All the three independent variables that are ultrasonic intensity (A), time (B), and the ratio of solid to solvent (C) imposed a dominant influence on lutein extraction and its antioxidant activity. However, ultrasonic intensity and extraction time were considered as highly influencing parameters on both the responses as shown by their p-values (0.0006 and 0.0070) respectively, whereas solid/solvent ratio seemed less significant.

3.2. Optimization using UAE with sunflower oil

In the current study, the effect of three independent factors (ultrasonic intensity, extraction time, and solid/solvent ratio) on lutein content and antioxidant activity was evaluated using BBD. Response surface plots describe the relationship between each of the two independent variables and the measured responses while keeping the other variable (3rd) constant (Fig. 2, Fig. 3). The ultrasonic intensity was considered a major factor for both responses (lutein content and antioxidant activity) followed by extraction time. Ultrasonic intensity and extraction time were also reported by other studies as the highly influencing parameters affecting the extraction of carotenoids [19; 20]. The amount of lutein extracted got increased with the increase in ultrasonic intensity and time up to a certain level, beyond which a considerable decrease in lutein content (Fig. 2) and antioxidant activity (Fig. 3) can be observed. The highest amount of lutein extracted (21.23 mg/g) from PNG flower petals and its highest antioxidant activity (92.37%) as assumed by BBD came under the following optimum conditions: ultrasonic intensity, 70 W/m²; extraction time, 12.5 min; the solid to solvent ratio 15.75 % (Fig. 2). As lutein is the major antioxidant compound present in marigold flower petals, the highest antioxidant activity was observed in the same experimental run, where the maximum output of lutein was extracted. The highest output of lutein came from experiment 1 of Table 1. The experimental and predicted values of lutein extracted and its antioxidant activity is shown in Table 1. The below mentioned equation consists of the fitted prediction model explaining the correlation between the lutein content and the tested independent variables:

Fig. 2.

3D Response plots and 2D contour plots of lutein content Footnote: 3D response surface plots (A, B, C) and 2D contour plots (A’, B’, C’) of the lutein content(mg/g) as function of ultrasonic intensity/m², extraction time(minutes) and solid/solvent ratio % using UAE in sunflower oil.

Fig. 3.

3D Response plots and 2D contour plots of antioxidant activity of lutein Footnote:3D response surface plots (A, B, C) and 2D contour plots (A’, B’, C’) of the antioxidant activity of lutein as function of ultrasonic intensity/m², extraction time(minutes) and solid/solvent ratio % using UAE in sunflower oil.
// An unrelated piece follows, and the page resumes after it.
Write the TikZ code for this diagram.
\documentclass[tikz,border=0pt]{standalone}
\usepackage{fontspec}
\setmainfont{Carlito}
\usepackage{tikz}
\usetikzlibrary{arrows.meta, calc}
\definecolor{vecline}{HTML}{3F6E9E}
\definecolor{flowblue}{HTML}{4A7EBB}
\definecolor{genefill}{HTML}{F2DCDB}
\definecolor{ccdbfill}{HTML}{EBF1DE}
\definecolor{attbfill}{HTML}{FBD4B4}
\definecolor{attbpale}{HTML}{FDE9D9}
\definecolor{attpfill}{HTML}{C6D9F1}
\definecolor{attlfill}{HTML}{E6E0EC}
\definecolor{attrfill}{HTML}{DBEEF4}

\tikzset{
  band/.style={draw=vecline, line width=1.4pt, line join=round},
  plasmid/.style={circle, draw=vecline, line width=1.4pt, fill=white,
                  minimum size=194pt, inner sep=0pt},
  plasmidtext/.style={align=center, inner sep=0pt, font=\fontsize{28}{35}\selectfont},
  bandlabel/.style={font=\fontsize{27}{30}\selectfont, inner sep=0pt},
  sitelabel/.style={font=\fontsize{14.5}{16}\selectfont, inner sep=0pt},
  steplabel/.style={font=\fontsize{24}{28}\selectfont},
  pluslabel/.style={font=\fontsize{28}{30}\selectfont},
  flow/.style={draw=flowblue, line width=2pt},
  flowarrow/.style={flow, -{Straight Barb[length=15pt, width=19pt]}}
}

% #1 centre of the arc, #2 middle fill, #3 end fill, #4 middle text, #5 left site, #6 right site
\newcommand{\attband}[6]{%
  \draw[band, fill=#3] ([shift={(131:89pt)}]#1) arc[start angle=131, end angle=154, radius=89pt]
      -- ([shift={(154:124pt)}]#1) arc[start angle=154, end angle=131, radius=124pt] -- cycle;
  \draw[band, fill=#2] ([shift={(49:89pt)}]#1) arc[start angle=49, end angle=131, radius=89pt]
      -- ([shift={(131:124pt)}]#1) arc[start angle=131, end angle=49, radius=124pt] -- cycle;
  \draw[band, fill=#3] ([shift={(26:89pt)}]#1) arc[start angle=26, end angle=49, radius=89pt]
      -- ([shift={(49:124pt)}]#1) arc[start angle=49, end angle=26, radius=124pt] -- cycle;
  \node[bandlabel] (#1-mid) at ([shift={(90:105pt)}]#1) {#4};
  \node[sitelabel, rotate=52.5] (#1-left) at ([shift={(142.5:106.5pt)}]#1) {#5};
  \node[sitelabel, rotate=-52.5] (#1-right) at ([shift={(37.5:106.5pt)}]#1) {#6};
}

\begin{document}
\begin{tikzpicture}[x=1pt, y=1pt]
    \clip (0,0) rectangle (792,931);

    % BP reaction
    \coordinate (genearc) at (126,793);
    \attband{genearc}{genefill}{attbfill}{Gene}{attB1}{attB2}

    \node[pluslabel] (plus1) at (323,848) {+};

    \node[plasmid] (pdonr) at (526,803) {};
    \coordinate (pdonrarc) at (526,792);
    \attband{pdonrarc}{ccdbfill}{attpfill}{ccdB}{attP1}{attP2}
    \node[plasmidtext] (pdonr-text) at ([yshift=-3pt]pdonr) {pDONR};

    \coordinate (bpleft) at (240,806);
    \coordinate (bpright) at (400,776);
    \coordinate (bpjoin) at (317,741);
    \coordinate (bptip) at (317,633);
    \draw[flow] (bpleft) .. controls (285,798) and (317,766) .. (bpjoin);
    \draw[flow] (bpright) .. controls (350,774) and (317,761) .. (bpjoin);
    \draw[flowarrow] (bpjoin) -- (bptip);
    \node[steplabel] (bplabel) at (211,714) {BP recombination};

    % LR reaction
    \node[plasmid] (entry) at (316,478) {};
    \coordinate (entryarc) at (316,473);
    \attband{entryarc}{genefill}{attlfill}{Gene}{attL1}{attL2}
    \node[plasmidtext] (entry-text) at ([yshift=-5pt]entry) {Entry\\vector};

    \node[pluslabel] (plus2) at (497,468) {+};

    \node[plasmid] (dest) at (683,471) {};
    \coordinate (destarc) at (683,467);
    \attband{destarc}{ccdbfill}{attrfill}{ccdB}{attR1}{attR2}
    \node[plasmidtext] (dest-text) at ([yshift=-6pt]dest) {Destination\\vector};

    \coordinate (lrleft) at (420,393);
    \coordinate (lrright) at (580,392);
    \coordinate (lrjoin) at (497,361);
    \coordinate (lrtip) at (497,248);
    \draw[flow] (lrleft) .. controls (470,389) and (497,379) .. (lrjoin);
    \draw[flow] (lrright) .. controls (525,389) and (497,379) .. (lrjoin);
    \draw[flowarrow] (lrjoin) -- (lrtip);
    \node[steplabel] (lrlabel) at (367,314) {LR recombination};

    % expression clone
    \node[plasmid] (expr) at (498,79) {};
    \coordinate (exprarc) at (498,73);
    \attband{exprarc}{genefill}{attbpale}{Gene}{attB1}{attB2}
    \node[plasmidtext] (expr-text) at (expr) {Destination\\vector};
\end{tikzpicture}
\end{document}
Amount of lutein (mg/g) = -88.31 + 2.47 × A + 2.45 × B + 0.40 × C −0.003 × A × B + 0.0023 × A × C −0.0012 × B × C + -0.017 × A² −0.078 × B² −0.016 × C^2. (7).

Where A represents ultrasonic intensity (W/m²), B represents extraction time (minutes) and C represents solid to solvent ratio % (w/v).
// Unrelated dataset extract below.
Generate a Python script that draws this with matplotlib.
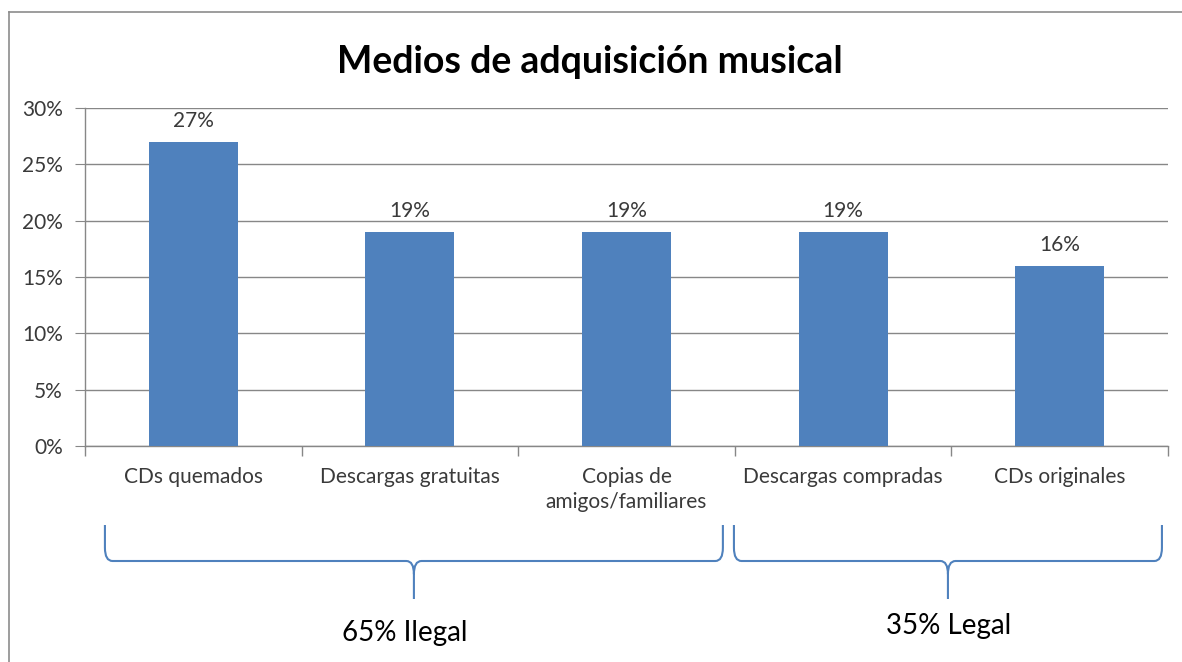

3.2.1. Effect of ultrasound intensity on lutein content

In all the tested runs, the amount of lutein was dependent on the intensity and show an increasing trend with extended ultrasonic intensity. The study showed that the highest amount of lutein was extracted at high ultrasonic powers upto 70 W/m². The reason behind this may be enhanced cavitation which increased the surface area of solid and thus allows higher penetration of solvent into the powdered PNG petals[13]. According to Zhang et al. (2008), the higher intensity of ultrasound results in the development of high temperature and pressure inside the bubbles. After a short period, bubbles collapse and result in the generation of intense waves and a highspeed jet, which disrupts the cell walls and enhances the solvent penetration into exposed tissues. This disruption then ensures the enhanced product release into the solvent system[30]. However, increasing the ultrasonic intensity beyond 70 W/m² causes a reduction in lutein content due to the possible degradation of carotenoids at higher power levels. Higher ultrasonic intensity results in the generation of hydroxyl radicals during the process of cavitation, which in turn causes considerable degradation of carotenoids[31]. The results reported from this study were in good agreement to previous studies where increase in ultrasonic intensity upto a particular limit leads to increase in extraction yield of mandarin peel(tian et al 2013) and pomegranate carotenoids[20].

3.2.2. Effect of time on lutein content

Time was another key factor along with ultrasonic intensity which majorly influences the amount of lutein extracted from PNG petals. The efficient extraction time for achieving maximum lutein content was up to 12.5 min. The amount of lutein obtained by UAE as a function of time can be explained by a two-stage mechanism process that is washing stage and slow extraction stage[32]. The first stage of washing, which lasts up to 10 min is characterized by its rapid rate and includes penetration of the solvent into the tissues which subsequently leads to leaching of soluble constituents into the extracting solvent. In this step concentration of lutein in the solvent got increased as this stage accounts for almost 90% of the total carotenoids extracted. The second stage called the slow extraction stage is where the solute got transferred through the porous structure of the solid matrix into the solvent by diffusion[33]. Thus, the ultrasonic waves had a major impact on lutein extraction during the first stage. Moreover, as the cell walls of PNG petals got disintegrated, leaching out of impurities (insoluble materials) begin and remain suspended in the extract, resulting in decreased permeability of solvent into the tissues[34]. Similar findings were also reported by [30], [13] during the UAE of flaxseed oil and carrot carotenoids respectively. It has also been reported that chances of re-adsorption of target components into the ruptured cell materials prevail due to their increased surface areas, lowering the amount of desirable product [35]. Longer extraction time will also result in a reduced amount of lutein because of the possibility of oxidative decomposition. It is reported that ultrasound irradiation for an extended period imposes a negative influence on some active products leading to their chemical decomposition [20].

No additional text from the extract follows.